I'm going to give them a little more time to speak up in case they don't want it on the site. I don't have the video yet, but should be able to post the link by the end of the day.
I think they put in just below that narrow, ugly, wall slamming drop. I don't know what it's called, but its ugly and undercut. I was really impressed. They made it look too easy!

Kim


----------



## frenchy (Oct 10, 2003)

Got it. That's Cyclotron, then entrance into the lower half of Spencer Heights. The ugly wall you refer to is the third drop on Poudre Falls.

Dan/Adro, I think Kim's got some footie of you guys running the entrance of Cyclotron from yesterday.


----------



## rockinRio (Jul 3, 2006)

well now my whistle is wet...

I've heard from my brother's girlfriend's sister's step-dad that he once heard of someone running the falls. Poudre Falls all three drops. Does anyone have evidence of a successful run?


----------



## Caspian (Oct 14, 2003)

David Zinn in the Gucci ad in CRC2.


----------



## GAtoCSU (Apr 18, 2005)

Quite a few people have run the falls w/o a problem.. But, there was one fatality that shook the boating community here about 7 years ago?
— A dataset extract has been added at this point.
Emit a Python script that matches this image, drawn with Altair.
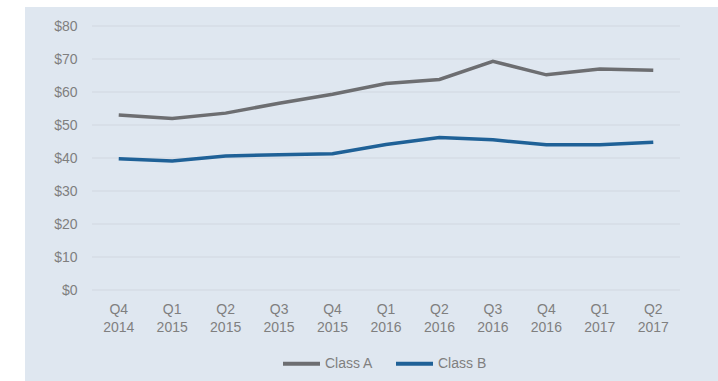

So, since then, not many, if any, have fired it up.


----------



## mrekid (May 13, 2004)

Kim,
I suspect the footage is of myself and Adrian running Spencer Heights. I remember seeing a few people on the bank when we were coming through the entrance rapids. I would be stoked to check out the video. Please post it or just send it to me, whatever you prefer.


----------



## JDX843 (Apr 21, 2006)

There have been a handful of successful runs down poudre falls just to put you all to ease. There also has been a death, it's nothing to mess around with. The death occured by missing the eddy above and dropping in backwards. The forward line seems to work for those skilled and balzy enough to run such a drop.

Now you can all sleep tonight
keep it safe


----------



## WSnow68 (Aug 1, 2006)

*Link to Vid*

Hey JDX843,
Here’s a link to the vid we shot Monday of your run down Lower Poudre Falls. Nice run! Enjoy.
Wayne

http://www.youtube.com/watch?v=AJK-N-s1SJA


----------



## adrock (Apr 28, 2004)

oh, found it... thanks


----------